Spota was not there. But McPartland was.

"He first asked me to come to the DA's office," Palmieri said. “ … I jumped right into my car … ”

"Did he say why he wanted you to see you?" asked Gatz.

"No, he just asked me to come down to the DA's office," Palmieri replied. "My initial reaction was that a cop from the First [Precinct] got jammed."

There was no discussion about officers, in the First Precinct or anywhere else.

Instead, Palmieri said, McPartland asked about an anonymous letter critical of Burke that was circulating around Suffolk.

"He just wanted to know if I had any information," Palmieri said, "that the letter was so specific in containing information that likely was sourced from confidential records."

"That could be a crime," he said.

"Did he tell you why he was asking these questions?" Gatz asked.

Palmieri said there had been plentiful rumors going around the department, and that he himself had speculated that an insider may have written the letter.

"There are no secrets in the police department," he testified.

"James Burke has some friends, he has some enemies," he said, "I was convinced it was going to come out."

At some point, Patrick Cuff's name came up in the meeting.

"I have no information that Pat Cuff wrote the letter or anyone else," Palmieri said he told McPartland.

McPartland, in return, said "that he was going to investigate the source of the letter and who had written it," Palmieri testified.

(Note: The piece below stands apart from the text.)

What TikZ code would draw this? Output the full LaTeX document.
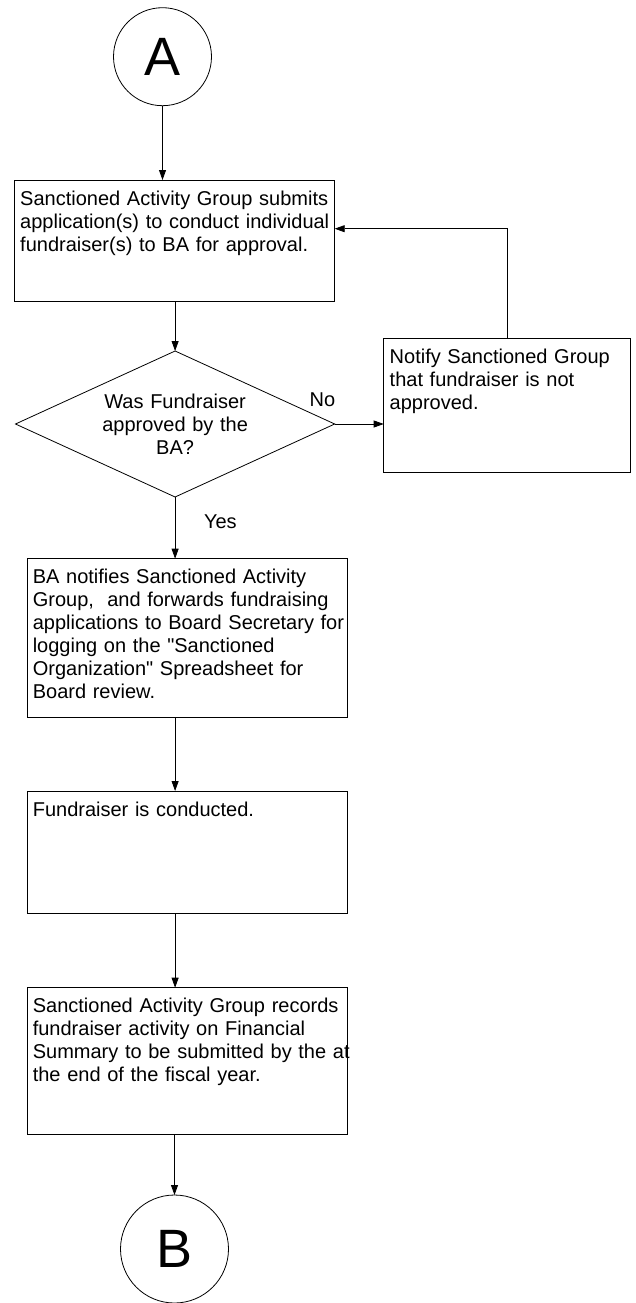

During that testimony, Cuff — who was busted down four ranks once Burke became chief of department — was sitting in the courtroom in the spectator section behind the prosecution table.

Almost over

Azrack told jurors — before dismissing them early, at 2:44 p.m. on Monday — that she expected testimony in the case to end, and summations from both sides to occur, this week.